Enhancing class imbalance solutions: A projection-based fuzzy LS-TSVM approach

Abstract

Class imbalance and noise present significant challenges in numerous real-world classification tasks. The prevalence of an uneven distribution of samples typically results in a bias towards the majority class in Support Vector Machine (SVM) classifiers, compounded by the often inherent noise within these samples. Addressing both class imbalance and noise, we introduce two fuzzy-based methodologies. The first method employs intuitionistic fuzzy membership, resulting in the development of the Robust Energy-based Intuitionistic Fuzzy Least Squares Twin Support Vector Machine (IF-RELSTSVM), a model specifically designed for class imbalance learning. The IF-RELSTSVM model is distinguished by its use of intuitionistic fuzzy scores for both classes, significantly attenuating the detrimental effects of noise and outliers.

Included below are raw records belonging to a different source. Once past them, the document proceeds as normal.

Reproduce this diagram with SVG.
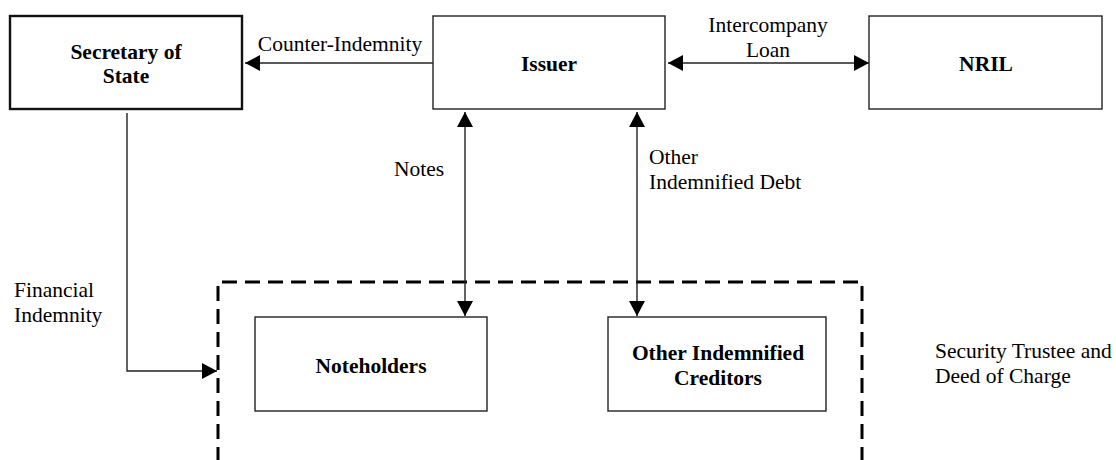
<svg xmlns="http://www.w3.org/2000/svg" width="1116" height="460" viewBox="0 0 1116 460">
<style>
text{font-family:"Liberation Serif","Times New Roman",serif;font-size:21.5px;fill:#000}
.b{font-weight:bold}
.box{fill:#fff;stroke:#222;stroke-width:1.4}
.line{stroke:#222;stroke-width:1.4;fill:none}
</style>
<defs>
<marker id="ah" viewBox="0 0 15 16" refX="15" refY="8" markerWidth="15" markerHeight="16" markerUnits="userSpaceOnUse" orient="auto-start-reverse">
<path d="M0,0L15,8L0,16z" fill="#000"/>
</marker>
</defs>
<rect width="1116" height="460" fill="#fff"/>
<g id="container">
<path d="M218,462V282H862V462" fill="none" stroke="#000" stroke-width="3" stroke-dasharray="15,8"/>
</g>
<g id="connectors">
<line class="line" x1="433" y1="63" x2="245" y2="63" marker-end="url(#ah)"/>
<line class="line" x1="668" y1="63" x2="869" y2="63" marker-start="url(#ah)" marker-end="url(#ah)"/>
<line class="line" x1="465" y1="112" x2="465" y2="316" marker-start="url(#ah)" marker-end="url(#ah)"/>
<line class="line" x1="637" y1="112" x2="637" y2="316" marker-start="url(#ah)" marker-end="url(#ah)"/>
<path class="line" d="M127,113V371H217" marker-end="url(#ah)"/>
</g>
<g id="sos"><rect x="10" y="16" width="232" height="93" fill="#fff" stroke="#111" stroke-width="2.4"/>
<text class="b" x="126" y="59" text-anchor="middle">Secretary of</text>
<text class="b" x="126" y="83" text-anchor="middle">State</text></g>
<g id="issuer"><rect class="box" x="433" y="16" width="232" height="93"/>
<text class="b" x="549" y="71" text-anchor="middle">Issuer</text></g>
<g id="nril"><rect class="box" x="869" y="16" width="233" height="93"/>
<text class="b" x="986" y="71" text-anchor="middle">NRIL</text></g>
<g id="noteholders"><rect class="box" x="255" y="317" width="232" height="94"/>
<text class="b" x="371" y="373" text-anchor="middle">Noteholders</text></g>
<g id="oic"><rect class="box" x="608" y="317" width="218" height="94"/>
<text class="b" x="718" y="360" text-anchor="middle">Other Indemnified</text>
<text class="b" x="718" y="385" text-anchor="middle">Creditors</text></g>
<g id="labels">
<text x="340" y="51" text-anchor="middle">Counter-Indemnity</text>
<text x="768" y="32" text-anchor="middle">Intercompany</text>
<text x="768" y="57" text-anchor="middle">Loan</text>
<text x="394" y="176">Notes</text>
<text x="649" y="164">Other</text>
<text x="649" y="189">Indemnified Debt</text>
<text x="14" y="297">Financial</text>
<text x="14" y="322">Indemnity</text>
<text x="935" y="358">Security Trustee and</text>
<text x="935" y="383">Deed of Charge</text>
</g>
</svg>
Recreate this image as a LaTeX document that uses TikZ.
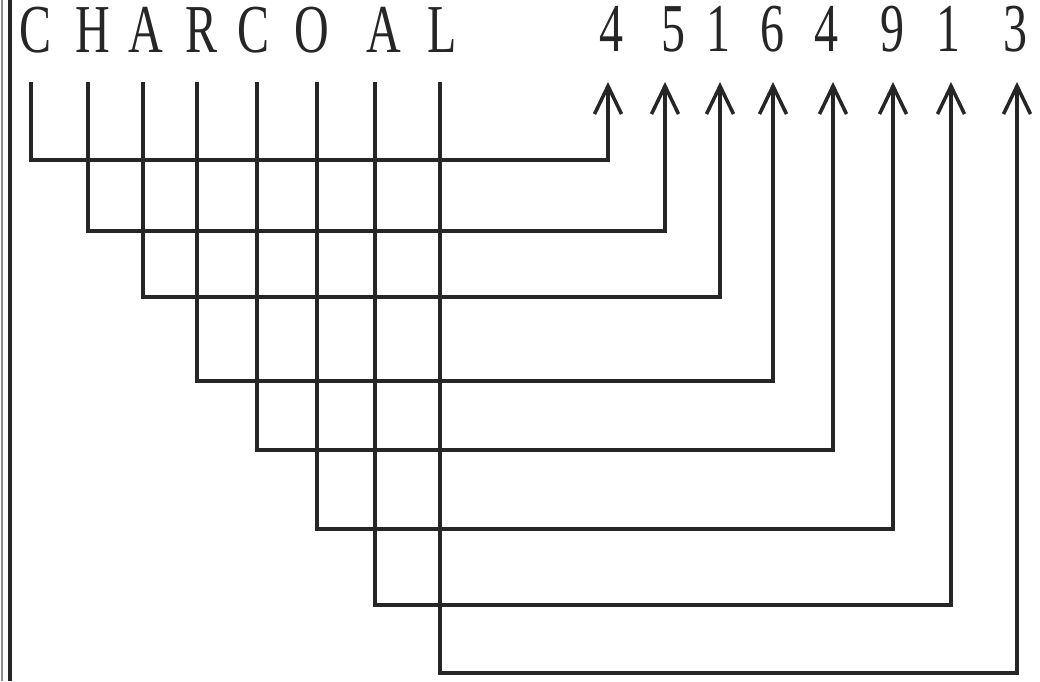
\documentclass[tikz,border=0pt]{standalone}
\usepackage{fontspec}
\setmainfont{Liberation Serif}[FakeStretch=0.7]
\usetikzlibrary{arrows.meta}
\begin{document}
\begin{tikzpicture}[x=0.01cm,y=-0.01cm,
  lbl/.style={inner sep=0pt,anchor=base,font=\fontsize{19.5pt}{23pt}\selectfont,text=black!85},
  wire/.style={line width=1.15pt,black!85,line join=miter},
  arr/.style={wire,-{Straight Barb[length=0.28cm,width=0.27cm,line width=1pt]}}]
\useasboundingbox (0,0) rectangle (1040,681);
% left border
\draw[line width=0.5pt,black!45] (2,0) -- (2,681);
\draw[line width=0.9pt,black!85] (10,0) -- (10,681);
% letters
\node[lbl] (l1) at (36,52) {C};
\node[lbl] (l2) at (93,52) {H};
\node[lbl] (l3) at (146,52) {A};
\node[lbl] (l4) at (202,52) {R};
\node[lbl] (l5) at (254,52) {C};
\node[lbl] (l6) at (312,52) {O};
\node[lbl] (l7) at (384,52) {A};
\node[lbl] (l8) at (442,52) {L};
% numbers
\node[lbl] (n1) at (611,51) {4};
\node[lbl] (n2) at (673,51) {5};
\node[lbl] (n3) at (718,51) {1};
\node[lbl] (n4) at (772,51) {6};
\node[lbl] (n5) at (826,51) {4};
\node[lbl] (n6) at (892,51) {9};
\node[lbl] (n7) at (948,51) {1};
\node[lbl] (n8) at (1015,51) {3};
% line starts
\coordinate (a1) at (31,82);
\coordinate (a2) at (88,82);
\coordinate (a3) at (143,82);
\coordinate (a4) at (197,82);
\coordinate (a5) at (257,82);
\coordinate (a6) at (317,82);
\coordinate (a7) at (375,82);
\coordinate (a8) at (440,82);
% arrow tips
\coordinate (b1) at (608,82);
\coordinate (b2) at (665,82);
\coordinate (b3) at (720,82);
\coordinate (b4) at (773,82);
\coordinate (b5) at (833,82);
\coordinate (b6) at (893,82);
\coordinate (b7) at (951,82);
\coordinate (b8) at (1017,82);
% levels
\coordinate (h1) at (0,160);
\coordinate (h2) at (0,231);
\coordinate (h3) at (0,297);
\coordinate (h4) at (0,381);
\coordinate (h5) at (0,450);
\coordinate (h6) at (0,529);
\coordinate (h7) at (0,605);
\coordinate (h8) at (0,673);
\foreach \i in {1,...,8}{
  \draw[arr] (a\i) -- (a\i |- h\i) -- (b\i |- h\i) -- (b\i);
}
\end{tikzpicture}
\end{document}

A distinctive attribute of IF-RELSTSVM is its proficiency in processing noisy data points, whether proximate to or distant from the hyperplane. Additionally, we introduce a novel concept of hyperplane-based fuzzy membership, calculating fuzzy memberships through a projection-based approach. This foundation supports the formulation of a Robust Energy-based Fuzzy Least Squares Twin Support Vector Machine (F-RELSTSVM), also aimed at class imbalance learning. The efficacy of the proposed IF-RELSTSVM and F-RELSTSVM algorithms is rigorously evaluated across several benchmark and synthetic datasets, employing the Area Under the ROC Curve (AUC) as a performance metric. Experimental findings indicate that these algorithms surpass baseline models in the majority of datasets tested. Statistical analyses further validate the significance of our proposed methods, demonstrating their suitability for application in environments characterized by noise and class imbalance. A case study in credit card fraud detection showcases the F-RELSTSVM algorithm achieving an impressive average AUC of 90.84%, thereby outperforming comparable algorithms and highlighting the practical applicability of our approaches in tackling challenging datasets.